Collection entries
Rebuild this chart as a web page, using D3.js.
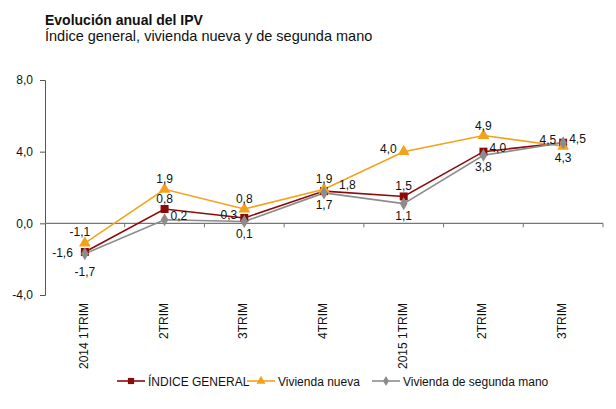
<!DOCTYPE html>
<html><head><meta charset="utf-8">
<script src="https://cdn.jsdelivr.net/npm/d3@7/dist/d3.min.js"></script>
<style>body{margin:0;background:#fff}svg{font-family:"Liberation Sans",Arial,sans-serif}</style>
</head><body><svg id="c" width="616" height="409"></svg>
<script>
const categories = ["2014 1TRIM","2TRIM","3TRIM","4TRIM","2015 1TRIM","2TRIM","3TRIM"];
const indiceGeneral = [-1.6, 0.8, 0.3, 1.8, 1.5, 4.0, 4.5];
const viviendaNueva = [-1.1, 1.9, 0.8, 1.9, 4.0, 4.9, 4.3];
const segundaMano   = [-1.7, 0.2, 0.1, 1.7, 1.1, 3.8, 4.5];
const yTicks = [-4, 0, 4, 8];
// label placement per point
const posGeneral = ["farleft","above","left","farright","above","right","left"];
const posNueva   = ["aboveleft","above","above","above","left","above","below"];
const posSegunda = ["farbelow","right","below","below","below","below","right"];

const series = [
  {name:"ÍNDICE GENERAL", values:indiceGeneral, pos:posGeneral, color:"#8b0a0a", shape:d3.symbolSquare, size:64},
  {name:"Vivienda nueva", values:viviendaNueva, pos:posNueva, color:"#f5a21b", shape:d3.symbolTriangle, size:60},
  {name:"Vivienda de segunda mano", values:segundaMano, pos:posSegunda, color:"#8c8c8c", shape:d3.symbolDiamond, size:50}
];

const svg = d3.select("#c");
const fmt = v => d3.format(".1f")(v).replace(".", ",").replace("−","-");

const x = d3.scaleBand().domain(d3.range(categories.length)).range([45, 603]);
const cx = i => x(i) + x.bandwidth()/2;
const y = d3.scaleLinear().domain([-4, 8]).range([295, 80]);

svg.append("text").attr("x",45).attr("y",25).attr("font-size",14).attr("font-weight","bold").attr("fill","#111").text("Evolución anual del IPV");
svg.append("text").attr("x",45).attr("y",41).attr("font-size",14.5).attr("fill","#111").text("Índice general, vivienda nueva y de segunda mano");

// Y axis
const ya = svg.append("g").attr("transform","translate(45,0)")
  .call(d3.axisLeft(y).tickValues(yTicks).tickSize(5).tickPadding(7).tickFormat(fmt));
ya.select(".domain").attr("stroke","#555");
ya.selectAll(".tick line").attr("stroke","#555");
ya.selectAll("text").attr("font-size",12).attr("fill","#111").attr("font-family","Liberation Sans, Arial, sans-serif");

// X axis line at zero
const y0 = y(0);
svg.append("line").attr("x1",45).attr("x2",603).attr("y1",y0).attr("y2",y0).attr("stroke","#777").attr("stroke-width",1.2);
const bounds = d3.range(1, categories.length + 1).map(i => i < categories.length ? x(i) : x(categories.length-1)+x.bandwidth());
svg.selectAll(".xt").data(bounds).join("line")
  .attr("x1",d=>d).attr("x2",d=>d).attr("y1",y0).attr("y2",y0+4).attr("stroke","#777");
svg.selectAll(".xl").data(categories).join("text")
  .attr("transform",(d,i)=>`translate(${cx(i)+3},303) rotate(-90)`)
  .attr("text-anchor","end").attr("font-size",12).attr("fill","#111").text(d=>d);

// lines
const line = d3.line().x((d,i)=>cx(i)).y(d=>y(d));
series.forEach(s=>{
  svg.append("path").attr("d",line(s.values)).attr("fill","none").attr("stroke",s.color).attr("stroke-width",1.6);
});
series.forEach(s=>{
  svg.selectAll(null).data(s.values).join("path")
    .attr("d",d3.symbol().type(s.shape).size(s.size))
    .attr("transform",(d,i)=>`translate(${cx(i)},${y(d)})`).attr("fill",s.color);
});
// labels
const off = {
  above:[0,-6,"middle"], below:[0,16,"middle"], farbelow:[0,22,"middle"],
  left:[-7,1,"end"], farleft:[-12,5,"end"], right:[6,0,"start"], farright:[15,-2,"start"],
  aboveleft:[-5,-7,"middle"]
};
series.forEach(s=>{
  s.values.forEach((v,i)=>{
    const o = off[s.pos[i]];
    svg.append("text").attr("x",cx(i)+o[0]).attr("y",y(v)+o[1]).attr("text-anchor",o[2])
      .attr("font-size",12).attr("fill","#111").text(fmt(v));
  });
});

// legend
const legendX = [117, 247, 372];
series.forEach((s,k)=>{
  const g = svg.append("g").attr("transform",`translate(${legendX[k]},381)`);
  g.append("line").attr("x1",0).attr("x2",28).attr("stroke",s.color).attr("stroke-width",1.6);
  g.append("path").attr("d",d3.symbol().type(s.shape).size(s.size*0.6)).attr("transform","translate(14,0)").attr("fill",s.color);
  g.append("text").attr("x",31).attr("y",4.5).attr("font-size",12).attr("fill","#111").text(s.name);
});
</script></body></html>
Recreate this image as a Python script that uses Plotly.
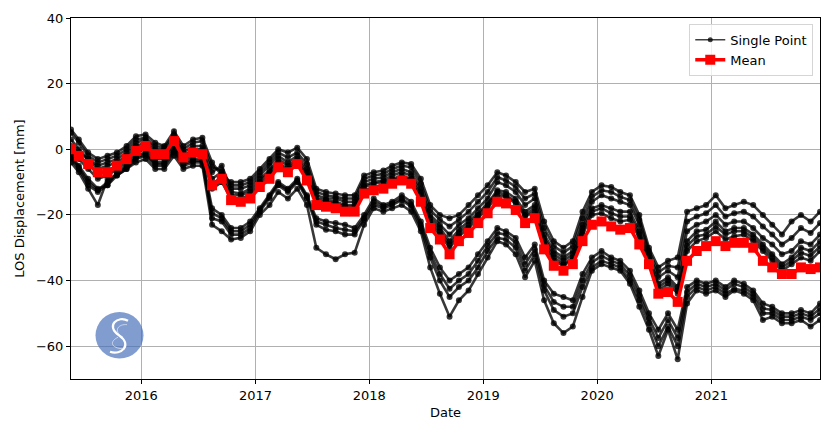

TO DO: Quote each line of the listing exactly, but leave the pictures out.

WRITTEN REPLY:
Rebuild this chart as a web page, using D3.js.
<!DOCTYPE html>
<html><head><meta charset="utf-8">
<script src="https://cdn.jsdelivr.net/npm/d3@7/dist/d3.min.js"></script>
<style>body{margin:0;background:#fff}svg{font-family:"Liberation Sans",Arial,sans-serif}</style>
</head><body><svg id="c" width="616" height="409"></svg>
<script>
const categories = ["2014 1TRIM","2TRIM","3TRIM","4TRIM","2015 1TRIM","2TRIM","3TRIM"];
const indiceGeneral = [-1.6, 0.8, 0.3, 1.8, 1.5, 4.0, 4.5];
const viviendaNueva = [-1.1, 1.9, 0.8, 1.9, 4.0, 4.9, 4.3];
const segundaMano   = [-1.7, 0.2, 0.1, 1.7, 1.1, 3.8, 4.5];
const yTicks = [-4, 0, 4, 8];
// label placement per point
const posGeneral = ["farleft","above","left","farright","above","right","left"];
const posNueva   = ["aboveleft","above","above","above","left","above","below"];
const posSegunda = ["farbelow","right","below","below","below","below","right"];

const series = [
  {name:"ÍNDICE GENERAL", values:indiceGeneral, pos:posGeneral, color:"#8b0a0a", shape:d3.symbolSquare, size:64},
  {name:"Vivienda nueva", values:viviendaNueva, pos:posNueva, color:"#f5a21b", shape:d3.symbolTriangle, size:60},
  {name:"Vivienda de segunda mano", values:segundaMano, pos:posSegunda, color:"#8c8c8c", shape:d3.symbolDiamond, size:50}
];

const svg = d3.select("#c");
const fmt = v => d3.format(".1f")(v).replace(".", ",").replace("−","-");

const x = d3.scaleBand().domain(d3.range(categories.length)).range([45, 603]);
const cx = i => x(i) + x.bandwidth()/2;
const y = d3.scaleLinear().domain([-4, 8]).range([295, 80]);

svg.append("text").attr("x",45).attr("y",25).attr("font-size",14).attr("font-weight","bold").attr("fill","#111").text("Evolución anual del IPV");
svg.append("text").attr("x",45).attr("y",41).attr("font-size",14.5).attr("fill","#111").text("Índice general, vivienda nueva y de segunda mano");

// Y axis
const ya = svg.append("g").attr("transform","translate(45,0)")
  .call(d3.axisLeft(y).tickValues(yTicks).tickSize(5).tickPadding(7).tickFormat(fmt));
ya.select(".domain").attr("stroke","#555");
ya.selectAll(".tick line").attr("stroke","#555");
ya.selectAll("text").attr("font-size",12).attr("fill","#111").attr("font-family","Liberation Sans, Arial, sans-serif");

// X axis line at zero
const y0 = y(0);
svg.append("line").attr("x1",45).attr("x2",603).attr("y1",y0).attr("y2",y0).attr("stroke","#777").attr("stroke-width",1.2);
const bounds = d3.range(1, categories.length + 1).map(i => i < categories.length ? x(i) : x(categories.length-1)+x.bandwidth());
svg.selectAll(".xt").data(bounds).join("line")
  .attr("x1",d=>d).attr("x2",d=>d).attr("y1",y0).attr("y2",y0+4).attr("stroke","#777");
svg.selectAll(".xl").data(categories).join("text")
  .attr("transform",(d,i)=>`translate(${cx(i)+3},303) rotate(-90)`)
  .attr("text-anchor","end").attr("font-size",12).attr("fill","#111").text(d=>d);

// lines
const line = d3.line().x((d,i)=>cx(i)).y(d=>y(d));
series.forEach(s=>{
  svg.append("path").attr("d",line(s.values)).attr("fill","none").attr("stroke",s.color).attr("stroke-width",1.6);
});
series.forEach(s=>{
  svg.selectAll(null).data(s.values).join("path")
    .attr("d",d3.symbol().type(s.shape).size(s.size))
    .attr("transform",(d,i)=>`translate(${cx(i)},${y(d)})`).attr("fill",s.color);
});
// labels
const off = {
  above:[0,-6,"middle"], below:[0,16,"middle"], farbelow:[0,22,"middle"],
  left:[-7,1,"end"], farleft:[-12,5,"end"], right:[6,0,"start"], farright:[15,-2,"start"],
  aboveleft:[-5,-7,"middle"]
};
series.forEach(s=>{
  s.values.forEach((v,i)=>{
    const o = off[s.pos[i]];
    svg.append("text").attr("x",cx(i)+o[0]).attr("y",y(v)+o[1]).attr("text-anchor",o[2])
      .attr("font-size",12).attr("fill","#111").text(fmt(v));
  });
});

// legend
const legendX = [117, 247, 372];
series.forEach((s,k)=>{
  const g = svg.append("g").attr("transform",`translate(${legendX[k]},381)`);
  g.append("line").attr("x1",0).attr("x2",28).attr("stroke",s.color).attr("stroke-width",1.6);
  g.append("path").attr("d",d3.symbol().type(s.shape).size(s.size*0.6)).attr("transform","translate(14,0)").attr("fill",s.color);
  g.append("text").attr("x",31).attr("y",4.5).attr("font-size",12).attr("fill","#111").text(s.name);
});
</script></body></html>
Recreate this image as a Python script that uses Plotly.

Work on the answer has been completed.